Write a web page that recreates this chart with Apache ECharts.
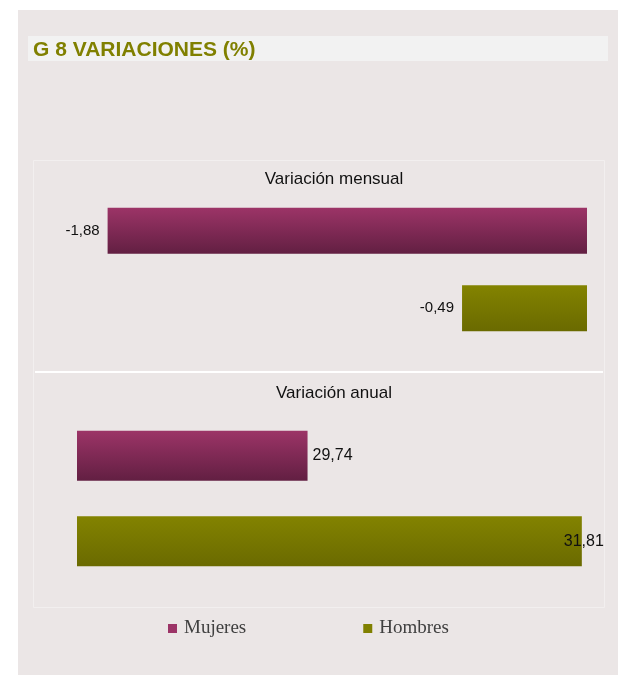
<!DOCTYPE html>
<html><head><meta charset="utf-8">
<script src="https://cdn.jsdelivr.net/npm/echarts@6/dist/echarts.min.js"></script>
<style>html,body{margin:0;padding:0;background:#fff}#c{width:618px;height:675px}</style>
</head><body><div id="c"></div>
<script>
const categories = ['Mujeres', 'Hombres'];
const mensual = [-1.88, -0.49];
const anual = [29.74, 31.81];
const panelTitles = ['Variación mensual', 'Variación anual'];
const chartTitle = 'G 8 VARIACIONES (%)';

const fmt = v => String(v.toFixed(2)).replace('.', ',');
const grad = (a, b) => new echarts.graphic.LinearGradient(0, 0, 0, 1, [{offset: 0, color: a}, {offset: 1, color: b}]);
const colM = grad('#9C3467', '#621F42');
const colH = grad('#838300', '#6A6A00');
const SANS = '"Liberation Sans", Arial, sans-serif';

function only(arr, i) { return arr.map((v, j) => j === i ? v : null); }

const chart = echarts.init(document.getElementById('c'), null, {renderer: 'canvas'});
chart.setOption({
  backgroundColor: '#ffffff',
  animation: false,
  graphic: [
    {type: 'rect', silent: true, z: -10, shape: {x: 18, y: 10, width: 600, height: 665}, style: {fill: '#EBE6E6'}},
    {type: 'rect', silent: true, z: -9, shape: {x: 28, y: 36, width: 580, height: 25}, style: {fill: '#F2F2F2'}},
    {type: 'text', silent: true, x: 33, y: 50, style: {text: chartTitle, fill: '#808000', font: 'bold 21px ' + SANS, verticalAlign: 'middle'}},
    {type: 'rect', silent: true, z: -8, shape: {x: 33.5, y: 160.5, width: 571, height: 447}, style: {fill: 'none', stroke: '#F2EFEF', lineWidth: 1}},
    {type: 'line', silent: true, z: -7, shape: {x1: 35, y1: 372, x2: 603, y2: 372}, style: {stroke: '#FFFFFF', lineWidth: 2}},
    {type: 'text', silent: true, x: 334, y: 179, style: {text: panelTitles[0], fill: '#111', font: '17px ' + SANS, align: 'center', verticalAlign: 'middle'}},
    {type: 'text', silent: true, x: 334, y: 393, style: {text: panelTitles[1], fill: '#111', font: '17px ' + SANS, align: 'center', verticalAlign: 'middle'}}
  ],
  legend: {
    data: [
      {name: 'Mujeres', itemStyle: {color: '#9C3467'}},
      {name: 'Hombres', itemStyle: {color: '#808000'}}
    ],
    left: 163, top: 614,
    icon: 'rect', itemWidth: 9, itemHeight: 9, itemGap: 117,
    textStyle: {fontFamily: '"Liberation Serif", "Times New Roman", serif', fontSize: 19, color: '#404040', padding: [0, 0, 0, 2]}
  },
  grid: [
    {left: 77, right: 31, top: 192, height: 155},
    {left: 77, right: 11, top: 413, height: 171}
  ],
  xAxis: [
    {gridIndex: 0, type: 'value', min: -2, max: 0, show: false},
    {gridIndex: 1, type: 'value', min: 28, max: 32, show: false}
  ],
  yAxis: [
    {gridIndex: 0, type: 'category', data: categories, inverse: true, show: false},
    {gridIndex: 1, type: 'category', data: categories, inverse: true, show: false}
  ],
  series: [
    {name: 'Mujeres', type: 'bar', xAxisIndex: 0, yAxisIndex: 0, data: only(mensual, 0), barWidth: 46, barGap: '-100%',
      itemStyle: {color: colM}, label: {show: true, position: 'left', distance: 8, formatter: p => fmt(p.value), color: '#111', fontSize: 15, fontFamily: SANS}},
    {name: 'Hombres', type: 'bar', xAxisIndex: 0, yAxisIndex: 0, data: only(mensual, 1), barWidth: 46, barGap: '-100%',
      itemStyle: {color: colH}, label: {show: true, position: 'left', distance: 8, formatter: p => fmt(p.value), color: '#111', fontSize: 15, fontFamily: SANS}},
    {name: 'Mujeres', type: 'bar', xAxisIndex: 1, yAxisIndex: 1, data: only(anual, 0), barWidth: 50, barGap: '-100%',
      itemStyle: {color: colM}, label: {show: true, position: 'right', distance: 5, formatter: p => fmt(p.value), color: '#111', fontSize: 16, fontFamily: SANS}},
    {name: 'Hombres', type: 'bar', xAxisIndex: 1, yAxisIndex: 1, data: only(anual, 1), barWidth: 50, barGap: '-100%',
      itemStyle: {color: colH}, label: {show: true, position: 'right', distance: 5, offset: [-23, 0], formatter: p => fmt(p.value), color: '#111', fontSize: 16, fontFamily: SANS}}
  ]
});
</script></body></html>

*Task description:*
Omit each picture, then return all of the listing exactly as it stands.

*Result for this task:*
Write a web page that recreates this chart with Apache ECharts.
<!DOCTYPE html>
<html><head><meta charset="utf-8">
<script src="https://cdn.jsdelivr.net/npm/echarts@6/dist/echarts.min.js"></script>
<style>html,body{margin:0;padding:0;background:#fff}#c{width:618px;height:675px}</style>
</head><body><div id="c"></div>
<script>
const categories = ['Mujeres', 'Hombres'];
const mensual = [-1.88, -0.49];
const anual = [29.74, 31.81];
const panelTitles = ['Variación mensual', 'Variación anual'];
const chartTitle = 'G 8 VARIACIONES (%)';

const fmt = v => String(v.toFixed(2)).replace('.', ',');
const grad = (a, b) => new echarts.graphic.LinearGradient(0, 0, 0, 1, [{offset: 0, color: a}, {offset: 1, color: b}]);
const colM = grad('#9C3467', '#621F42');
const colH = grad('#838300', '#6A6A00');
const SANS = '"Liberation Sans", Arial, sans-serif';

function only(arr, i) { return arr.map((v, j) => j === i ? v : null); }

const chart = echarts.init(document.getElementById('c'), null, {renderer: 'canvas'});
chart.setOption({
  backgroundColor: '#ffffff',
  animation: false,
  graphic: [
    {type: 'rect', silent: true, z: -10, shape: {x: 18, y: 10, width: 600, height: 665}, style: {fill: '#EBE6E6'}},
    {type: 'rect', silent: true, z: -9, shape: {x: 28, y: 36, width: 580, height: 25}, style: {fill: '#F2F2F2'}},
    {type: 'text', silent: true, x: 33, y: 50, style: {text: chartTitle, fill: '#808000', font: 'bold 21px ' + SANS, verticalAlign: 'middle'}},
    {type: 'rect', silent: true, z: -8, shape: {x: 33.5, y: 160.5, width: 571, height: 447}, style: {fill: 'none', stroke: '#F2EFEF', lineWidth: 1}},
    {type: 'line', silent: true, z: -7, shape: {x1: 35, y1: 372, x2: 603, y2: 372}, style: {stroke: '#FFFFFF', lineWidth: 2}},
    {type: 'text', silent: true, x: 334, y: 179, style: {text: panelTitles[0], fill: '#111', font: '17px ' + SANS, align: 'center', verticalAlign: 'middle'}},
    {type: 'text', silent: true, x: 334, y: 393, style: {text: panelTitles[1], fill: '#111', font: '17px ' + SANS, align: 'center', verticalAlign: 'middle'}}
  ],
  legend: {
    data: [
      {name: 'Mujeres', itemStyle: {color: '#9C3467'}},
      {name: 'Hombres', itemStyle: {color: '#808000'}}
    ],
    left: 163, top: 614,
    icon: 'rect', itemWidth: 9, itemHeight: 9, itemGap: 117,
    textStyle: {fontFamily: '"Liberation Serif", "Times New Roman", serif', fontSize: 19, color: '#404040', padding: [0, 0, 0, 2]}
  },
  grid: [
    {left: 77, right: 31, top: 192, height: 155},
    {left: 77, right: 11, top: 413, height: 171}
  ],
  xAxis: [
    {gridIndex: 0, type: 'value', min: -2, max: 0, show: false},
    {gridIndex: 1, type: 'value', min: 28, max: 32, show: false}
  ],
  yAxis: [
    {gridIndex: 0, type: 'category', data: categories, inverse: true, show: false},
    {gridIndex: 1, type: 'category', data: categories, inverse: true, show: false}
  ],
  series: [
    {name: 'Mujeres', type: 'bar', xAxisIndex: 0, yAxisIndex: 0, data: only(mensual, 0), barWidth: 46, barGap: '-100%',
      itemStyle: {color: colM}, label: {show: true, position: 'left', distance: 8, formatter: p => fmt(p.value), color: '#111', fontSize: 15, fontFamily: SANS}},
    {name: 'Hombres', type: 'bar', xAxisIndex: 0, yAxisIndex: 0, data: only(mensual, 1), barWidth: 46, barGap: '-100%',
      itemStyle: {color: colH}, label: {show: true, position: 'left', distance: 8, formatter: p => fmt(p.value), color: '#111', fontSize: 15, fontFamily: SANS}},
    {name: 'Mujeres', type: 'bar', xAxisIndex: 1, yAxisIndex: 1, data: only(anual, 0), barWidth: 50, barGap: '-100%',
      itemStyle: {color: colM}, label: {show: true, position: 'right', distance: 5, formatter: p => fmt(p.value), color: '#111', fontSize: 16, fontFamily: SANS}},
    {name: 'Hombres', type: 'bar', xAxisIndex: 1, yAxisIndex: 1, data: only(anual, 1), barWidth: 50, barGap: '-100%',
      itemStyle: {color: colH}, label: {show: true, position: 'right', distance: 5, offset: [-23, 0], formatter: p => fmt(p.value), color: '#111', fontSize: 16, fontFamily: SANS}}
  ]
});
</script></body></html>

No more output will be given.